The Rhapsodie for cello and orchestra proceeds: lento, allegro, vivo. There is no doubting Ropartz's warm late-romantic credentials. That first section is Delian and has the same instinctive natural effect as Cras's Legende, also for the same forces. The emotional temperature can be equated with that of the Bax and Moeran cello concertos - especially the Moeran. Had Ropartz written this work in the 1900s I am sure there would have been more lento than vivo. as it is this work is ebullient yet borne up by the mystical Celtic element. Indeed in the lento the mood reaches across the Manche to John Ireland's Forgotten Rite and Legend.

In 1914 Ropartz responded to a Théâatre Français commission for extensive music for a four act verse adaptation of Sophocles Oedipus at Colonnus. He obliged with nineteen separate pieces and made a suite including the Preludes to acts 1, 2 and 3. Between them comes The Entry of Theseus and The Lament.

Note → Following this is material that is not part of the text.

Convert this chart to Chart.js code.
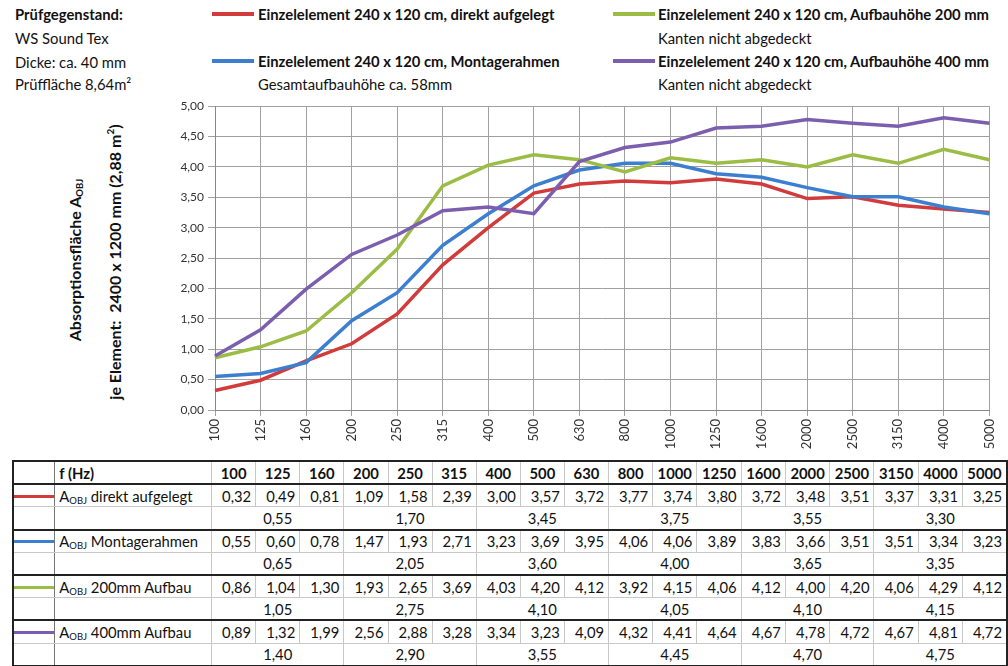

The first Prelude has a drooping sigh characteristic of much of Bernard Herrmann's film music (1:40). This is music of heavy melancholy tipping over into tragedy. The Entry of Theseus begins with stern antiphonal brass fanfares, solemn and grand, offset with a limping Borodin-style march (1:03) that just occasionally sounds like Walton. The trembling warmth of the second act prelude recalls Foulds’ April-England and even more so Frank Bridge's ecstatic Summer. The Lament is suitably blanched and desolate with a faintly Bachian edge. The final Prelude is a swashbuckling affair with valiant fanfares and even a momentary hint or two of Debussy's La Mer.

The outstandingly detailed and poetically informed notes are by the tireless Michel Fleury. As usual the translation by John Tyler Tuttle reads extremely well.

This disc again satisfyingly closes yet more loopholes in the Ropartz catalogue and does so with conviction.

Ropartz is showcased here as a writer of music of character both dreamy and decisive.